As Screen 3 shows, Mailbox Manager lets you set general policies and per-container policies. General policies include details of the message classes that the program processes and lifetime limits of large items. You can, for example, define a policy to remove all items larger than 5MB that are more than 60 days old. Message classes include IPM.Note (the standard class used for email), IPM.Contact, IPM.Task, and IPM.Appointment. You can choose to process all or none of these classes, and you can incorporate message classes that special applications use.

In most cases, you want to exclude IPM.Contact, IPM.Task, and IPM.Appointment from processing for two reasons. First, these items take up a small proportion of the overall store. Second, users tend to like to keep contacts, tasks, and calendar items until they're ready to remove them. Typically, contacts have a much longer lifetime than messages because users explicitly create contacts so that they can send email to external correspondents.

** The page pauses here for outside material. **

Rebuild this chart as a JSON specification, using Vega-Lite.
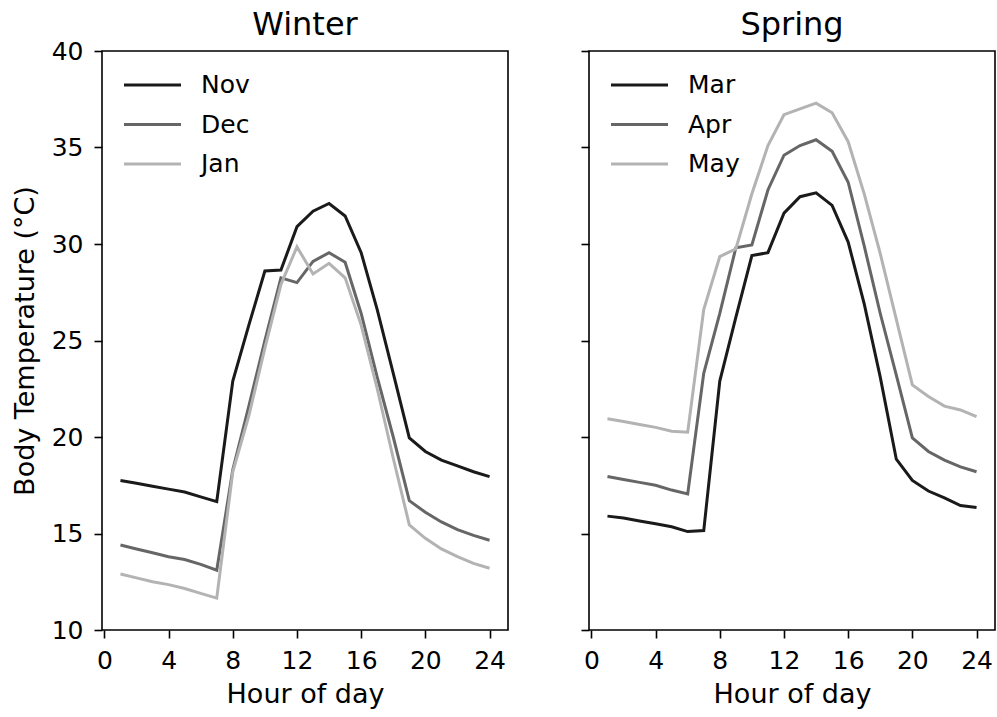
{
  "$schema": "https://vega.github.io/schema/vega-lite/v6.json",
  "background": "white",
  "padding": {"left": 10, "top": 8, "right": 2, "bottom": 2},
  "config": {
    "font": "DejaVu Sans",
    "view": {"stroke": "black", "strokeWidth": 1.6},
    "axis": {
      "grid": false,
      "domain": false,
      "tickColor": "black",
      "tickWidth": 1.6,
      "tickSize": 8,
      "labelFontSize": 25,
      "labelColor": "black",
      "labelFont": "DejaVu Sans",
      "titleFontSize": 27,
      "titleFont": "DejaVu Sans",
      "titleFontWeight": "normal",
      "titleColor": "black"
    },
    "title": {"fontSize": 32, "fontWeight": "normal", "font": "DejaVu Sans", "color": "black", "frame": "group"},
    "legend": {
      "orient": "none",
      "legendX": 20,
      "legendY": 19,
      "padding": 0,
      "title": null,
      "symbolType": "stroke",
      "symbolSize": 3250,
      "symbolStrokeWidth": 3,
      "clipHeight": 30,
      "rowPadding": 9.5,
      "labelOffset": 18,
      "labelFontSize": 25,
      "labelFont": "DejaVu Sans",
      "labelColor": "black"
    }
  },
  "data": {"values": [
    {"season": "Winter", "month": "Nov", "hour": 1, "temp": 17.75},
    {"season": "Winter", "month": "Nov", "hour": 2, "temp": 17.6},
    {"season": "Winter", "month": "Nov", "hour": 3, "temp": 17.45},
    {"season": "Winter", "month": "Nov", "hour": 4, "temp": 17.3},
    {"season": "Winter", "month": "Nov", "hour": 5, "temp": 17.15},
    {"season": "Winter", "month": "Nov", "hour": 6, "temp": 16.9},
    {"season": "Winter", "month": "Nov", "hour": 7, "temp": 16.65},
    {"season": "Winter", "month": "Nov", "hour": 8, "temp": 22.9},
    {"season": "Winter", "month": "Nov", "hour": 9, "temp": 25.8},
    {"season": "Winter", "month": "Nov", "hour": 10, "temp": 28.6},
    {"season": "Winter", "month": "Nov", "hour": 11, "temp": 28.65},
    {"season": "Winter", "month": "Nov", "hour": 12, "temp": 30.9},
    {"season": "Winter", "month": "Nov", "hour": 13, "temp": 31.7},
    {"season": "Winter", "month": "Nov", "hour": 14, "temp": 32.1},
    {"season": "Winter", "month": "Nov", "hour": 15, "temp": 31.45},
    {"season": "Winter", "month": "Nov", "hour": 16, "temp": 29.55},
    {"season": "Winter", "month": "Nov", "hour": 17, "temp": 26.6},
    {"season": "Winter", "month": "Nov", "hour": 18, "temp": 23.3},
    {"season": "Winter", "month": "Nov", "hour": 19, "temp": 19.95},
    {"season": "Winter", "month": "Nov", "hour": 20, "temp": 19.25},
    {"season": "Winter", "month": "Nov", "hour": 21, "temp": 18.8},
    {"season": "Winter", "month": "Nov", "hour": 22, "temp": 18.5},
    {"season": "Winter", "month": "Nov", "hour": 23, "temp": 18.2},
    {"season": "Winter", "month": "Nov", "hour": 24, "temp": 17.95},
    {"season": "Winter", "month": "Dec", "hour": 1, "temp": 14.4},
    {"season": "Winter", "month": "Dec", "hour": 2, "temp": 14.2},
    {"season": "Winter", "month": "Dec", "hour": 3, "temp": 14.0},
    {"season": "Winter", "month": "Dec", "hour": 4, "temp": 13.8},
    {"season": "Winter", "month": "Dec", "hour": 5, "temp": 13.65},
    {"season": "Winter", "month": "Dec", "hour": 6, "temp": 13.4},
    {"season": "Winter", "month": "Dec", "hour": 7, "temp": 13.1},
    {"season": "Winter", "month": "Dec", "hour": 8, "temp": 18.3},
    {"season": "Winter", "month": "Dec", "hour": 9, "temp": 21.6},
    {"season": "Winter", "month": "Dec", "hour": 10, "temp": 25.0},
    {"season": "Winter", "month": "Dec", "hour": 11, "temp": 28.25},
    {"season": "Winter", "month": "Dec", "hour": 12, "temp": 28.0},
    {"season": "Winter", "month": "Dec", "hour": 13, "temp": 29.1},
    {"season": "Winter", "month": "Dec", "hour": 14, "temp": 29.55},
    {"season": "Winter", "month": "Dec", "hour": 15, "temp": 29.05},
    {"season": "Winter", "month": "Dec", "hour": 16, "temp": 26.4},
    {"season": "Winter", "month": "Dec", "hour": 17, "temp": 23.1},
    {"season": "Winter", "month": "Dec", "hour": 18, "temp": 20.0},
    {"season": "Winter", "month": "Dec", "hour": 19, "temp": 16.7},
    {"season": "Winter", "month": "Dec", "hour": 20, "temp": 16.1},
    {"season": "Winter", "month": "Dec", "hour": 21, "temp": 15.6},
    {"season": "Winter", "month": "Dec", "hour": 22, "temp": 15.2},
    {"season": "Winter", "month": "Dec", "hour": 23, "temp": 14.9},
    {"season": "Winter", "month": "Dec", "hour": 24, "temp": 14.65},
    {"season": "Winter", "month": "Jan", "hour": 1, "temp": 12.9},
    {"season": "Winter", "month": "Jan", "hour": 2, "temp": 12.7},
    {"season": "Winter", "month": "Jan", "hour": 3, "temp": 12.5},
    {"season": "Winter", "month": "Jan", "hour": 4, "temp": 12.35},
    {"season": "Winter", "month": "Jan", "hour": 5, "temp": 12.15},
    {"season": "Winter", "month": "Jan", "hour": 6, "temp": 11.9},
    {"season": "Winter", "month": "Jan", "hour": 7, "temp": 11.65},
    {"season": "Winter", "month": "Jan", "hour": 8, "temp": 18.2},
    {"season": "Winter", "month": "Jan", "hour": 9, "temp": 21.1},
    {"season": "Winter", "month": "Jan", "hour": 10, "temp": 24.6},
    {"season": "Winter", "month": "Jan", "hour": 11, "temp": 27.9},
    {"season": "Winter", "month": "Jan", "hour": 12, "temp": 29.85},
    {"season": "Winter", "month": "Jan", "hour": 13, "temp": 28.45},
    {"season": "Winter", "month": "Jan", "hour": 14, "temp": 29.0},
    {"season": "Winter", "month": "Jan", "hour": 15, "temp": 28.25},
    {"season": "Winter", "month": "Jan", "hour": 16, "temp": 25.8},
    {"season": "Winter", "month": "Jan", "hour": 17, "temp": 22.5},
    {"season": "Winter", "month": "Jan", "hour": 18, "temp": 18.9},
    {"season": "Winter", "month": "Jan", "hour": 19, "temp": 15.45},
    {"season": "Winter", "month": "Jan", "hour": 20, "temp": 14.75},
    {"season": "Winter", "month": "Jan", "hour": 21, "temp": 14.2},
    {"season": "Winter", "month": "Jan", "hour": 22, "temp": 13.8},
    {"season": "Winter", "month": "Jan", "hour": 23, "temp": 13.45},
    {"season": "Winter", "month": "Jan", "hour": 24, "temp": 13.2},
    {"season": "Spring", "month": "Mar", "hour": 1, "temp": 15.9},
    {"season": "Spring", "month": "Mar", "hour": 2, "temp": 15.8},
    {"season": "Spring", "month": "Mar", "hour": 3, "temp": 15.65},
    {"season": "Spring", "month": "Mar", "hour": 4, "temp": 15.5},
    {"season": "Spring", "month": "Mar", "hour": 5, "temp": 15.35},
    {"season": "Spring", "month": "Mar", "hour": 6, "temp": 15.1},
    {"season": "Spring", "month": "Mar", "hour": 7, "temp": 15.15},
    {"season": "Spring", "month": "Mar", "hour": 8, "temp": 22.9},
    {"season": "Spring", "month": "Mar", "hour": 9, "temp": 26.2},
    {"season": "Spring", "month": "Mar", "hour": 10, "temp": 29.4},
    {"season": "Spring", "month": "Mar", "hour": 11, "temp": 29.55},
    {"season": "Spring", "month": "Mar", "hour": 12, "temp": 31.6},
    {"season": "Spring", "month": "Mar", "hour": 13, "temp": 32.45},
    {"season": "Spring", "month": "Mar", "hour": 14, "temp": 32.65},
    {"season": "Spring", "month": "Mar", "hour": 15, "temp": 32.0},
    {"season": "Spring", "month": "Mar", "hour": 16, "temp": 30.1},
    {"season": "Spring", "month": "Mar", "hour": 17, "temp": 26.9},
    {"season": "Spring", "month": "Mar", "hour": 18, "temp": 23.1},
    {"season": "Spring", "month": "Mar", "hour": 19, "temp": 18.85},
    {"season": "Spring", "month": "Mar", "hour": 20, "temp": 17.75},
    {"season": "Spring", "month": "Mar", "hour": 21, "temp": 17.2},
    {"season": "Spring", "month": "Mar", "hour": 22, "temp": 16.85},
    {"season": "Spring", "month": "Mar", "hour": 23, "temp": 16.45},
    {"season": "Spring", "month": "Mar", "hour": 24, "temp": 16.35},
    {"season": "Spring", "month": "Apr", "hour": 1, "temp": 17.95},
    {"season": "Spring", "month": "Apr", "hour": 2, "temp": 17.8},
    {"season": "Spring", "month": "Apr", "hour": 3, "temp": 17.65},
    {"season": "Spring", "month": "Apr", "hour": 4, "temp": 17.5},
    {"season": "Spring", "month": "Apr", "hour": 5, "temp": 17.25},
    {"season": "Spring", "month": "Apr", "hour": 6, "temp": 17.05},
    {"season": "Spring", "month": "Apr", "hour": 7, "temp": 23.3},
    {"season": "Spring", "month": "Apr", "hour": 8, "temp": 26.4},
    {"season": "Spring", "month": "Apr", "hour": 9, "temp": 29.8},
    {"season": "Spring", "month": "Apr", "hour": 10, "temp": 29.95},
    {"season": "Spring", "month": "Apr", "hour": 11, "temp": 32.8},
    {"season": "Spring", "month": "Apr", "hour": 12, "temp": 34.6},
    {"season": "Spring", "month": "Apr", "hour": 13, "temp": 35.1},
    {"season": "Spring", "month": "Apr", "hour": 14, "temp": 35.4},
    {"season": "Spring", "month": "Apr", "hour": 15, "temp": 34.8},
    {"season": "Spring", "month": "Apr", "hour": 16, "temp": 33.2},
    {"season": "Spring", "month": "Apr", "hour": 17, "temp": 29.9},
    {"season": "Spring", "month": "Apr", "hour": 18, "temp": 26.4},
    {"season": "Spring", "month": "Apr", "hour": 19, "temp": 23.2},
    {"season": "Spring", "month": "Apr", "hour": 20, "temp": 19.95},
    {"season": "Spring", "month": "Apr", "hour": 21, "temp": 19.25},
    {"season": "Spring", "month": "Apr", "hour": 22, "temp": 18.8},
    {"season": "Spring", "month": "Apr", "hour": 23, "temp": 18.45},
    {"season": "Spring", "month": "Apr", "hour": 24, "temp": 18.2},
    {"season": "Spring", "month": "May", "hour": 1, "temp": 20.95},
    {"season": "Spring", "month": "May", "hour": 2, "temp": 20.8},
    {"season": "Spring", "month": "May", "hour": 3, "temp": 20.65},
    {"season": "Spring", "month": "May", "hour": 4, "temp": 20.5},
    {"season": "Spring", "month": "May", "hour": 5, "temp": 20.3},
    {"season": "Spring", "month": "May", "hour": 6, "temp": 20.25},
    {"season": "Spring", "month": "May", "hour": 7, "temp": 26.6},
    {"season": "Spring", "month": "May", "hour": 8, "temp": 29.35},
    {"season": "Spring", "month": "May", "hour": 9, "temp": 29.75},
    {"season": "Spring", "month": "May", "hour": 10, "temp": 32.6},
    {"season": "Spring", "month": "May", "hour": 11, "temp": 35.1},
    {"season": "Spring", "month": "May", "hour": 12, "temp": 36.7},
    {"season": "Spring", "month": "May", "hour": 13, "temp": 37.0},
    {"season": "Spring", "month": "May", "hour": 14, "temp": 37.3},
    {"season": "Spring", "month": "May", "hour": 15, "temp": 36.8},
    {"season": "Spring", "month": "May", "hour": 16, "temp": 35.3},
    {"season": "Spring", "month": "May", "hour": 17, "temp": 32.6},
    {"season": "Spring", "month": "May", "hour": 18, "temp": 29.5},
    {"season": "Spring", "month": "May", "hour": 19, "temp": 26.1},
    {"season": "Spring", "month": "May", "hour": 20, "temp": 22.7},
    {"season": "Spring", "month": "May", "hour": 21, "temp": 22.1},
    {"season": "Spring", "month": "May", "hour": 22, "temp": 21.6},
    {"season": "Spring", "month": "May", "hour": 23, "temp": 21.4},
    {"season": "Spring", "month": "May", "hour": 24, "temp": 21.05}
  ]},
  "spacing": 70,
  "resolve": {"scale": {"color": "independent"}, "legend": {"color": "independent"}},
  "hconcat": [
    {
      "width": 406,
      "height": 579,
      "title": {"text": "Winter", "offset": -3},
      "transform": [{"filter": "datum.season === 'Winter'"}],
      "mark": {"type": "line", "strokeWidth": 3},
      "encoding": {
        "x": {"field": "hour", "type": "quantitative",
              "scale": {"domain": [-0.15, 25.15], "nice": false, "zero": false},
              "axis": {"values": [0, 4, 8, 12, 16, 20, 24], "title": "Hour of day", "labelPadding": 10, "titlePadding": 8}},
        "y": {"field": "temp", "type": "quantitative",
              "scale": {"domain": [10, 40], "nice": false, "zero": false},
              "axis": {"values": [10, 15, 20, 25, 30, 35, 40], "title": "Body Temperature (°C)", "labelPadding": 11, "titlePadding": 12}},
        "color": {"field": "month", "type": "nominal",
                  "scale": {"domain": ["Nov", "Dec", "Jan"], "range": ["#1a1a1a", "#666666", "#b3b3b3"]}}
      }
    },
    {
      "width": 406,
      "height": 579,
      "title": {"text": "Spring", "offset": 8},
      "transform": [{"filter": "datum.season === 'Spring'"}],
      "mark": {"type": "line", "strokeWidth": 3},
      "encoding": {
        "x": {"field": "hour", "type": "quantitative",
              "scale": {"domain": [-0.15, 25.15], "nice": false, "zero": false},
              "axis": {"values": [0, 4, 8, 12, 16, 20, 24], "title": "Hour of day", "labelPadding": 10, "titlePadding": 8}},
        "y": {"field": "temp", "type": "quantitative",
              "scale": {"domain": [10, 40], "nice": false, "zero": false},
              "axis": {"values": [10, 15, 20, 25, 30, 35, 40], "labels": false, "title": null}},
        "color": {"field": "month", "type": "nominal",
                  "scale": {"domain": ["Mar", "Apr", "May"], "range": ["#1a1a1a", "#666666", "#b3b3b3"]}}
      }
    }
  ]
}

Screen 4 shows how you can exclude specific mailboxes from processing. Mailbox Manager skips excluded mailboxes when it reads through a recipient container.

Running Mailbox Manager
On the Schedule tab, you specify when to run Mailbox Manager. As Screen 5 shows, you can run the program immediately by clicking Clean Now. This option first checks whether the Mailbox Manager service (i.e., Microsoft Exchange Server Mailbox Manager) is running and whether Exchange Administrator has committed any policy changes to the Exchange Directory Store. You must commit policy details by clicking Apply on each property page. If the service isn't running, you can start it. The service stays running until you shut down the system or stop the service manually.

The Mailbox Manager service runs as a process called mbclean.exe, which doesn't consume many system resources because it waits until a scheduled run comes due and then starts to issue instructions to the IS process (store.exe). Store.exe takes the brunt of the work necessary to navigate through the recipient containers and scan items. During my tests, store.exe peaked at over 50 percent of the CPU and took some extra memory from the system. Dynamic buffer allocation (DBA), a feature Microsoft introduced in Exchange Server 5.5, lets the IS request more memory from Windows NT whenever the IS needs it and return memory to NT when other programs need it. You appreciate the value of DBA's automatic tuning when programs such as Mailbox Manager generate additional load. Finally, Mailbox Manager creates a set of transaction logs at rapid intervals. You expect this behavior because the utility needs to access many folders and items in user mailboxes to decide whether they meet the criteria for deletion. If the utility processes items, it creates transactions that Exchange must log. Because Mailbox Manager generates substantial overhead, schedule it for late at night when the system load is lightest. The utility might take up to 12 hours to process the IS on servers that support thousands of mailboxes or whose priv.edb is larger than 20GB.

Reporting
Mailbox Manager includes several reporting facilities to inform you about the tasks the program has performed. The utility logs error and informational messages as events in the application event log. These events report when Mailbox Manager begins and completes processing and when the utility encounters errors during a run. It also reports a 1016 event for each mailbox that it processes, which signifies that an account that isn't the primary NT account for the mailbox (i.e., the account that runs mbclean.exe—usually the Exchange site services account) has logged onto the mailbox. Some installations monitor the event log for event 1016 to detect unauthorized attempts to access mailboxes, so expect to see a lot of events logged.

Users receive a message containing details of the work Mailbox Manager has performed in their mailbox. The message informs the user that Mailbox Manager has removed some messages and explains where the deleted messages are. As Screen 6 shows, you can customize some of the message text. You can tell users to call the Help desk if they need assistance to retrieve deleted messages or explain that Mailbox Manager is a scheduled, automatic process. Mailbox Manager processes only server-based mailboxes, so if you want to hide messages from this type of processing, create a personal folders (.pst) file and move the messages there. PSTs are purely personal, and no server-based utility, including system backups, ever processes their contents.

The assigned administrator receives summary information about everything Mailbox Manager has done. This report comes as a text message that contains a brief summary with an attached Comma Separated Values (CSV) file that includes detailed information you can use for analysis and reporting. You can open CSV files with Notepad, but using a program such as Microsoft Excel or Access is easier and more functional. Screen 7 shows an Excel spreadsheet containing Mailbox Manager data edited to remove some columns and make the column headings more understandable. You can write a macro to edit the information every time you receive a report. Screen 7 shows typical data (note that the utility shows no data for mailboxes that it skips) and summary information at the end.

Going Forward
Mailbox Manager is such a useful tool that you might wonder why Microsoft took so long to incorporate it into Exchange. All enterprise-level messaging systems need this functionality to help administrators rein in the insatiable demands for more mailbox quota.

Implementing tools such as Mailbox Manager is easier when an Exchange user community is new, especially if the company has migrated from another email system with similar functionality. Implementing Mailbox Manager for experienced users who have had years to build up a lot of rubbish is more difficult.

For older servers, you can use Mailbox Manager to gradually clean up and remove older items according to a well-publicized schedule (e.g., first you'll remove items 2 years old, then items 1 year old, later those 6 months old). When you've removed the older items, you can implement a long-term cleanup schedule to maintain the mailboxes. For new servers, you need to put the procedure in place from day one.